We are just getting our bearings again here in the national office after our 19th Annual Conference, which was a major success. Thank you to all 1,175 attendees! I’m sure that many of you had stories to tell your friends, families, and therapists upon your return. I had the privilege of hearing many inspiring stories throughout the conference, and I wanted to share just a few of them with you.
Ten minutes of compassion: I was running the General Orientation session at the very beginning of the conference when a woman raised her hand and said, “My daughter is stuck in our hotel room and won’t come down. Is there anything you can do?” After the session, I found our board president, Denise Egan Stack — a master therapist in her own right. Denise offered to go upstairs to their hotel room and within 10 minutes, the daughter was downstairs and beginning to take part in a life-changing conference.
“Two psychiatrists walk out of a keynote address…”: Following our very inspirational keynote address by Liz on Saturday morning, two psychiatrists were overheard saying “After listening to that story we have to rethink EVERYTHING we are doing with our OCD patients.”
Accessible treatment changing lives: Dr. Reid Wilson, ran—not one—but two 2-day intensive treatment programs at the conference for individuals with OCD. He also donated all of the registration fees back to the IOCDF (over $8,000). This meant four full days of Dr. Wilson’s expertise, skill, and compassion, resulting in attendees making life-changing breakthroughs almost immediately. And I don’t just mean symptom reduction, but life-expanding, life-recovering changes.
“There’s a conference for people with OCD?”: An attendee wearing her name badge in the elevator of the hotel was asked by a stranger which conference she is attending. After explaining that it was a conference for individuals with OCD and related disorders and families and mental health professionals, the stranger was floored. It turned out that she herself was the mother of a child with OCD, and who had no idea that the IOCDF or the conference existed. Suddenly this woman fumbling in the dark for months to try to help her daughter all of a sudden had a new resource. The attendee showed her to the registration desk where she signed up to become an IOCDF member on the spot and received a list of support groups local to her area.

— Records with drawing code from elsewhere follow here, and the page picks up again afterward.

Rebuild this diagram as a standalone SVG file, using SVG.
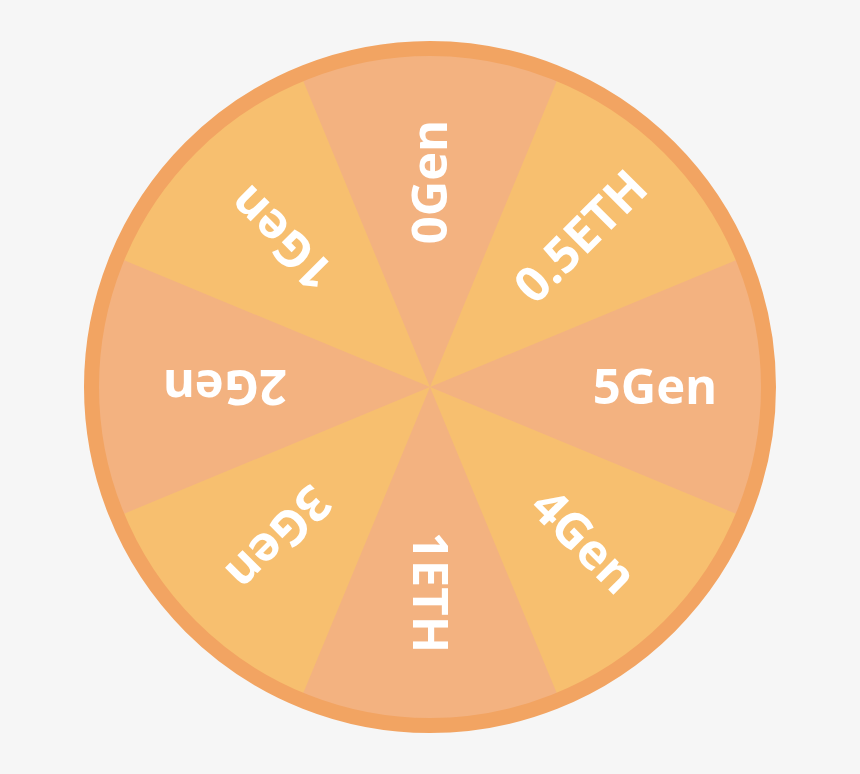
<svg xmlns="http://www.w3.org/2000/svg" width="860" height="774" viewBox="0 0 860 774">
<style>
.bg{fill:#f6f6f6}
.yel{fill:#f7bf6f}
.sal{fill:#f3b280}
.ring{fill:none;stroke:#f2a462;stroke-width:15}
.lbl{font-family:"Open Sans","DejaVu Sans",sans-serif;font-weight:bold;font-size:49px;fill:#ffffff;text-anchor:middle}
</style>
<rect class="bg" x="0" y="0" width="860" height="774"/>
<g id="wheel">
<circle class="yel" cx="430" cy="387" r="335"/>
<path class="sal" d="M430 387 L301.8 77.5 A335 335 0 0 1 558.2 77.5 Z"/>
<path class="sal" d="M430 387 L739.5 258.8 A335 335 0 0 1 739.5 515.2 Z"/>
<path class="sal" d="M430 387 L558.2 696.5 A335 335 0 0 1 301.8 696.5 Z"/>
<path class="sal" d="M430 387 L120.5 515.2 A335 335 0 0 1 120.5 258.8 Z"/>
<circle class="ring" cx="430" cy="387" r="338.5"/>
</g>
<g id="seg-0gen"><text class="lbl" dy="0.35em" transform="translate(430 387) rotate(270) translate(205 0)">0Gen</text></g>
<g id="seg-05eth"><text class="lbl" dy="0.35em" transform="translate(430 387) rotate(315) translate(213 0)">0.5ETH</text></g>
<g id="seg-5gen"><text class="lbl" dy="0.35em" transform="translate(430 387) rotate(0) translate(225 0)">5Gen</text></g>
<g id="seg-4gen"><text class="lbl" dy="0.35em" transform="translate(430 387) rotate(45) translate(218 0)">4Gen</text></g>
<g id="seg-1eth"><text class="lbl" dy="0.35em" transform="translate(430 387) rotate(90) translate(205.5 0)">1ETH</text></g>
<g id="seg-3gen"><text class="lbl" dy="0.35em" transform="translate(430 387) rotate(135) translate(214 0)">3Gen</text></g>
<g id="seg-2gen"><text class="lbl" dy="0.35em" transform="translate(430 387) rotate(180) translate(205 0)">2Gen</text></g>
<g id="seg-1gen"><text class="lbl" dy="0.35em" transform="translate(430 387) rotate(225) translate(210 0)">1Gen</text></g>
<g id="connectors"></g>
</svg>
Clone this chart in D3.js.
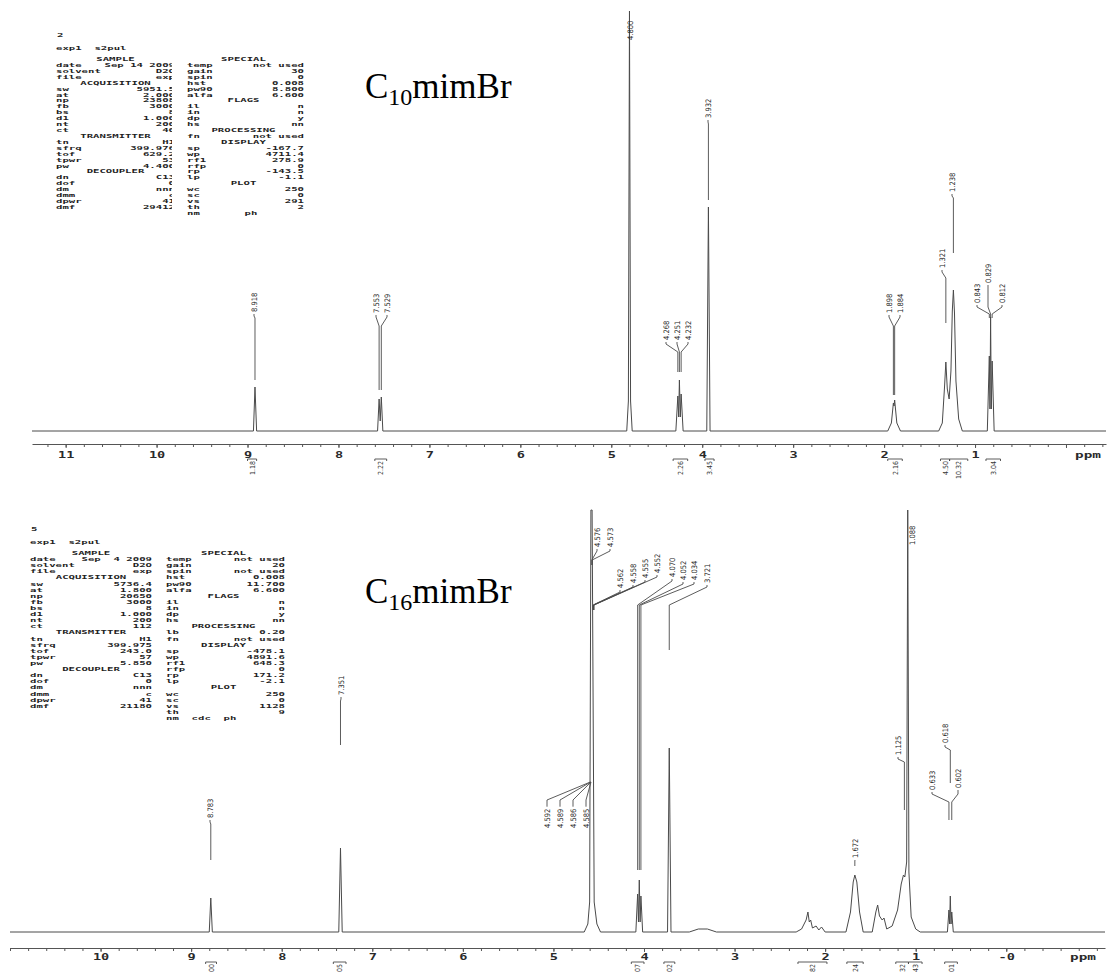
<!DOCTYPE html>
<html>
<head>
<meta charset="utf-8">
<script src="https://cdn.jsdelivr.net/npm/d3@7"></script>
<style>
body { margin: 0; background: #fff; }
svg { display: block; }
.prm { font-family: "DejaVu Sans Mono", monospace; font-weight: bold; font-size: 7.5px; fill: #1e1e1e; white-space: pre; }
.axis path, .axis line { stroke: #555; stroke-width: 1; }
.axis text, .ppm { font-family: "DejaVu Sans Mono", monospace; font-weight: bold; font-size: 8.5px; fill: #2a2a2a; }
.plab { font-family: "DejaVu Sans Condensed", "DejaVu Sans", sans-serif; font-size: 7.5px; fill: #262626; }
.ilab { font-family: "DejaVu Sans Condensed", "DejaVu Sans", sans-serif; font-size: 7px; fill: #333; }
.lead { fill: none; stroke: #4a4a4a; stroke-width: 0.9; }
.spec { fill: none; stroke: #4a4a4a; stroke-width: 1; }
.title { font-family: "Liberation Serif", "Times New Roman", serif; font-size: 35px; fill: #000; }
</style>
</head>
<body>
<script>
var W = 1109, H = 973;

// C10mimBr spectrum, ppm and intensity
var c10Ppm = [11.37, 8.935, 8.918, 8.900, 7.57, 7.553, 7.541, 7.529, 7.512, 4.83, 4.812, 4.800, 4.788, 4.77,
  4.29, 4.268, 4.259, 4.251, 4.241, 4.232, 4.21, 3.95, 3.932, 3.914, 1.96, 1.92, 1.898, 1.891, 1.884, 1.86, 1.82,
  1.40, 1.36, 1.335, 1.321, 1.305, 1.285, 1.265, 1.25, 1.238, 1.226, 1.21, 1.18, 1.14,
  0.865, 0.843, 0.836, 0.829, 0.821, 0.812, 0.79, -0.44];
var c10Int = [0, 0, 44, 0, 0, 32, 10, 34, 0, 0, 30, 420, 30, 0,
  0, 35, 14, 51, 14, 37, 0, 0, 224, 0, 0, 8, 28, 25, 31, 8, 0,
  0, 8, 45, 69, 42, 32, 60, 120, 141, 118, 50, 12, 0,
  0, 75, 22, 114, 22, 70, 0, 0];

// C16mimBr spectrum
var c16Ppm = [11.0, 8.80, 8.783, 8.766, 7.37, 7.351, 7.332, 4.66, 4.62, 4.60, 4.586, 4.580, 4.573, 4.55, 4.52, 4.48,
  4.09, 4.070, 4.061, 4.052, 4.043, 4.034, 4.015, 3.74, 3.721, 3.702, 3.5, 3.4, 3.3, 3.2,
  2.32, 2.26, 2.21, 2.19, 2.175, 2.16, 2.14, 2.10, 2.07, 2.04, 2.0,
  1.77, 1.72, 1.69, 1.672, 1.65, 1.62, 1.58, 1.48, 1.44, 1.42, 1.40, 1.37, 1.35, 1.32,
  1.26, 1.20, 1.16, 1.135, 1.12, 1.10, 1.088, 1.075, 1.05, 1.0, 0.95,
  0.65, 0.633, 0.626, 0.618, 0.610, 0.602, 0.585, -1.09];
var c16Int = [0, 0, 34, 0, 0, 84, 0, 0, 8, 30, 422, 422, 422, 30, 8, 0,
  0, 38, 10, 52, 10, 36, 0, 0, 184, 0, 0, 3, 3, 0,
  0, 3, 12, 20, 10, 12, 4, 6, 2, 5, 0,
  0, 20, 50, 57, 50, 20, 0, 0, 20, 27, 16, 12, 14, 3,
  6, 22, 48, 57, 55, 70, 422, 60, 15, 3, 0,
  0, 22, 8, 36, 8, 20, 0, 0];

// peak picks
var c10Peaks = [8.918, 7.553, 7.529, 4.800, 4.268, 4.251, 4.232, 3.932, 1.898, 1.884, 1.321, 1.238, 0.843, 0.829, 0.812];
var c16Peaks = [8.783, 7.351, 4.592, 4.589, 4.586, 4.585, 4.576, 4.573, 4.562, 4.558, 4.555, 4.552,
  4.070, 4.052, 4.034, 3.721, 1.672, 1.125, 1.088, 0.633, 0.618, 0.602];

// integrals
var c10IntVals = ["1.18", "2.22", "2.26", "3.45", "2.16", "4.50", "10.32", "3.04"];
var c10IntFrom = [9.00, 7.60, 4.32, 3.97, 1.96, 1.38, 1.28, 0.88];
var c10IntTo = [8.90, 7.47, 4.16, 3.87, 1.80, 1.28, 1.08, 0.72];
var c16IntVals = ["00", "05", "07", "02", "82", "24", "32", "43", "01"];
var c16IntFrom = [8.84, 7.43, 4.14, 3.78, 2.30, 1.76, 1.22, 1.08, 0.68];
var c16IntTo = [8.72, 7.29, 4.00, 3.66, 1.98, 1.58, 1.08, 0.93, 0.54];

// axis ticks
var c10Majors = [11, 10, 9, 8, 7, 6, 5, 4, 3, 2, 1, 0];
var c10TickLabels = ["11", "10", "9", "8", "7", "6", "5", "4", "3", "2", "1", ""];
var c16Majors = [10, 9, 8, 7, 6, 5, 4, 3, 2, 1, 0];
var c16TickLabels = ["10", "9", "8", "7", "6", "5", "4", "3", "2", "1", "-0"];

// acquisition parameter printouts
var c10ParamLeft = [["SAMPLE"], ["date", "Sep 14 2009"], ["solvent", "D2O"], ["file", "exp"], ["ACQUISITION"],
  ["sw", "5951.5"], ["at", "2.000"], ["np", "23808"], ["fb", "3000"], ["bs", "8"], ["d1", "1.000"], ["nt", "200"],
  ["ct", "40"], ["TRANSMITTER"], ["tn", "H1"], ["sfrq", "399.976"], ["tof", "629.2"], ["tpwr", "53"], ["pw", "4.400"],
  ["DECOUPLER"], ["dn", "C13"], ["dof", "0"], ["dm", "nnn"], ["dmm", "c"], ["dpwr", "41"], ["dmf", "29412"]];
var c10ParamRight = [["SPECIAL"], ["temp", "not used"], ["gain", "30"], ["spin", "0"], ["hst", "0.008"],
  ["pw90", "8.800"], ["alfa", "6.600"], ["FLAGS"], ["il", "n"], ["in", "n"], ["dp", "y"], ["hs", "nn"],
  ["PROCESSING"], ["fn", "not used"], ["DISPLAY"], ["sp", "-167.7"], ["wp", "4711.4"], ["rf1", "278.9"],
  ["rfp", "0"], ["rp", "-143.5"], ["lp", "-1.1"], ["PLOT"], ["wc", "250"], ["sc", "0"], ["vs", "291"],
  ["th", "2"], ["nm", "", "     ph"]];
var c16ParamLeft = [["SAMPLE"], ["date", "Sep  4 2009"], ["solvent", "D2O"], ["file", "exp"], ["ACQUISITION"],
  ["sw", "5736.4"], ["at", "1.800"], ["np", "20650"], ["fb", "3000"], ["bs", "8"], ["d1", "1.000"], ["nt", "200"],
  ["ct", "112"], ["TRANSMITTER"], ["tn", "H1"], ["sfrq", "399.975"], ["tof", "243.0"], ["tpwr", "57"], ["pw", "5.850"],
  ["DECOUPLER"], ["dn", "C13"], ["dof", "0"], ["dm", "nnn"], ["dmm", "c"], ["dpwr", "41"], ["dmf", "21180"]];
var c16ParamRight = [["SPECIAL"], ["temp", "not used"], ["gain", "20"], ["spin", "not used"], ["hst", "0.008"],
  ["pw90", "11.700"], ["alfa", "6.600"], ["FLAGS"], ["il", "n"], ["in", "n"], ["dp", "y"], ["hs", "nn"],
  ["PROCESSING"], ["lb", "0.20"], ["fn", "not used"], ["DISPLAY"], ["sp", "-478.1"], ["wp", "4891.6"],
  ["rf1", "648.3"], ["rfp", "0"], ["rp", "171.2"], ["lp", "-2.1"], ["PLOT"], ["wc", "250"], ["sc", "0"],
  ["vs", "1128"], ["th", "9"], ["nm", "", "cdc  ph"]];

// label placement: [label x, label bottom, elbow y, join y, end y]
var c10Layout = [[254, 312, 316, 318, 380], [376, 313, 317, 326, 390], [387, 313, 317, 326, 390], [630, 40],
  [666, 340, 344, 352, 372], [677, 340, 344, 352, 372], [688, 340, 344, 352, 372], [708, 118, 122, 124, 200],
  [889, 313, 317, 326, 395], [900, 313, 317, 326, 395], [942, 268, 272, 278, 323], [952, 192, 196, 198, 253],
  [977, 303, 307, 314, 318], [988, 283, 307, 314, 318], [1002, 303, 307, 314, 318]];
var c16Layout = [[210, 818, 822, 824, 860], [341, 695, 699, 701, 745],
  [547, 828, 800, 782, 782], [560, 828, 800, 782, 782], [573, 828, 800, 782, 782], [586, 828, 800, 782, 782],
  [597, 547, 551, 560, 565], [610, 547, 551, 560, 565],
  [620, 588, 592, 605, 610], [633, 583, 587, 605, 610], [645, 578, 582, 605, 610], [657, 573, 577, 605, 610],
  [672, 577, 581, 605, 870], [683, 580, 584, 605, 870], [694, 580, 584, 605, 870], [707, 583, 587, 605, 650],
  [855, 858, 860, 861, 866], [898, 755, 759, 762, 810], [912, 545],
  [932, 790, 794, 802, 820], [945, 743, 747, 750, 783], [958, 788, 794, 802, 820]];

var svg = d3.select("body").append("svg").attr("width", W).attr("height", H);
svg.append("rect").attr("width", W).attr("height", H).attr("fill", "#fff");

// the printout is one text element per block, columns as tspans; wide squat glyphs like the plotter font
function drawParams(hdr, exp, x0, y0, pitch, leftR, rightL, rightR, left, right, clipX) {
  var sx = 1.42, sy = 0.66;
  var g = svg.append("g");
  if (clipX) {
    var id = "clip" + Math.round(y0);
    var cp = svg.append("clipPath").attr("id", id);
    cp.append("rect").attr("x", 0).attr("y", 0).attr("width", clipX).attr("height", H);
    cp.append("rect").attr("x", clipX + 8).attr("y", 0).attr("width", W).attr("height", H);
    g.attr("clip-path", "url(#" + id + ")");
  }
  var t = g.append("text").attr("class", "prm").attr("transform", "scale(" + sx + "," + sy + ")");
  var colL = (x0 + leftR) / 2, colR = (rightL + rightR) / 2 - 2;
  function put(x, y, s, anchor) {
    t.append("tspan").attr("x", x / sx).attr("y", y / sy).attr("text-anchor", anchor).text(s);
  }
  put(x0 + 1, y0 - 24, hdr, "start");
  put(x0, y0 - 11, exp, "start");
  left.forEach(function(r, i) {
    var y = y0 + i * pitch;
    if (r.length === 1) { put(colL, y, r[0], "middle"); return; }
    put(x0, y, r[0], "start");
    put(leftR, y, r[1], "end");
  });
  right.forEach(function(r, i) {
    var y = y0 + i * pitch;
    if (r.length === 1) { put(colR, y, r[0], "middle"); return; }
    put(rightL, y, r[0], "start");
    if (r.length === 3) { put(rightL + 25.6, y, r[2], "start"); return; }
    put(rightR, y, r[1], "end");
  });
}

function drawSpectrum(x, y, ppm, inten) {
  var line = d3.line().x(function(d) { return x(d[0]); }).y(function(d) { return y(d[1]); });
  svg.append("path").attr("class", "spec").attr("d", line(d3.zip(ppm, inten)));
}

function drawAxis(x, yAx, majors, labels, ppmX, pad) {
  var dom = x.domain();
  var minors = d3.range(Math.ceil(dom[1] * 5), Math.floor(dom[0] * 5) + 1).map(function(v) { return v / 5; });
  svg.append("g").attr("class", "axis").attr("transform", "translate(0," + yAx + ")")
    .call(d3.axisBottom(x).tickValues(minors).tickSize(3).tickSizeOuter(0).tickFormat(""));
  var g = svg.append("g").attr("class", "axis").attr("transform", "translate(0," + yAx + ")")
    .call(d3.axisBottom(x).tickValues(majors).tickSize(4).tickSizeOuter(0).tickPadding(pad)
      .tickFormat(function(d, i) { return labels[i]; }));
  g.select(".domain").remove();
  g.selectAll("text").attr("transform", "scale(1.6,1)");
  svg.append("text").attr("class", "ppm")
    .attr("transform", "translate(" + ppmX + "," + (yAx + 4 + pad + 6) + ") scale(1.7,1)")
    .attr("text-anchor", "middle").text("ppm");
}

function drawPeakLabels(x, peaks, lay) {
  var g = svg.append("g");
  peaks.forEach(function(p, i) {
    var L = lay[i];
    var t = g.append("text").attr("class", "plab")
      .attr("transform", "translate(" + (L[0] + 2.5) + "," + L[1] + ") rotate(-90)")
      .text(p.toFixed(3));
    if (L.length < 3) return;
    var len = t.node().getComputedTextLength();
    var px = x(p);
    var y0 = L[4] < L[1] ? L[1] - len - 2 : L[1] + 2;
    g.append("path").attr("class", "lead")
      .attr("d", "M" + L[0] + "," + y0 + "V" + L[2] + "L" + px + "," + L[3] + "V" + L[4]);
  });
}

function drawIntegrals(x, yb, vals, from, to) {
  var g = svg.append("g");
  vals.forEach(function(v, i) {
    var a = x(from[i]), b = x(to[i]);
    g.append("path").attr("class", "lead").attr("d", "M" + a + "," + (yb + 2) + "V" + yb + "H" + b + "V" + (yb + 2));
    g.append("text").attr("class", "ilab")
      .attr("transform", "translate(" + ((a + b) / 2 + 2.5) + "," + (yb + 2) + ") rotate(-90)")
      .attr("text-anchor", "end").text(v);
  });
}

function drawTitle(x, y, sub) {
  var t = svg.append("text").attr("class", "title").attr("x", x).attr("y", y);
  t.append("tspan").text("C");
  t.append("tspan").attr("dy", 7).style("font-size", "24px").text(sub);
  t.append("tspan").attr("dy", -7).text("mimBr");
}

// upper spectrum: C10mimBr
var xTop = d3.scaleLinear().domain([11.37, -0.44]).range([32, 1106]);
var yTop = d3.scaleLinear().domain([0, 420]).range([431, 11]);
drawParams("2", "exp1  s2pul", 56, 61, 5.92, 175, 187, 304, c10ParamLeft, c10ParamRight, 172);
drawSpectrum(xTop, yTop, c10Ppm, c10Int);
drawAxis(xTop, 444, c10Majors, c10TickLabels, 1088, 4);
drawPeakLabels(xTop, c10Peaks, c10Layout);
drawIntegrals(xTop, 459, c10IntVals, c10IntFrom, c10IntTo);
drawTitle(365, 98, "10");

// lower spectrum: C16mimBr
var xBot = d3.scaleLinear().domain([11.0, -1.09]).range([10, 1105]);
var yBot = d3.scaleLinear().domain([0, 422]).range([932, 510]);
drawParams("5", "exp1  s2pul", 30, 555, 6.11, 152, 166, 285, c16ParamLeft, c16ParamRight, null);
drawSpectrum(xBot, yBot, c16Ppm, c16Int);
drawAxis(xBot, 948, c16Majors, c16TickLabels, 1083, 1.5);
drawPeakLabels(xBot, c16Peaks, c16Layout);
drawIntegrals(xBot, 962, c16IntVals, c16IntFrom, c16IntTo);
drawTitle(365, 603, "16");
</script>
</body>
</html>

And now a somewhat longer story. Not just about one individual and her struggle with OCD, but really a story about the courage of one person and the generosity of another. Jeff Bell is the national spokesperson of the IOCDF, and in his Psychology Today blog post about his experience at the conference, he highlights the courageous journey of another attendee, Carol:
At one point during the weekend, I looked over and saw Carol crying. I asked if she was okay, and she tearfully whispered that she couldn’t remember the last time she felt so alive. She pointed out the bracelet she was wearing–the same one that had adorned her wrist the day I’d met her. Staring at the word IMAGINE, I realized that she had managed to do just that. I realized too that, in picturing the possibility of her making this heroic trek to Chicago, she had started a much longer and more important journey that will undoubtedly transform the rest of her life. Read more…
Thank you again to all of you who attended. It is a privilege to meet you all every year, and to be part of your journey towards recovery.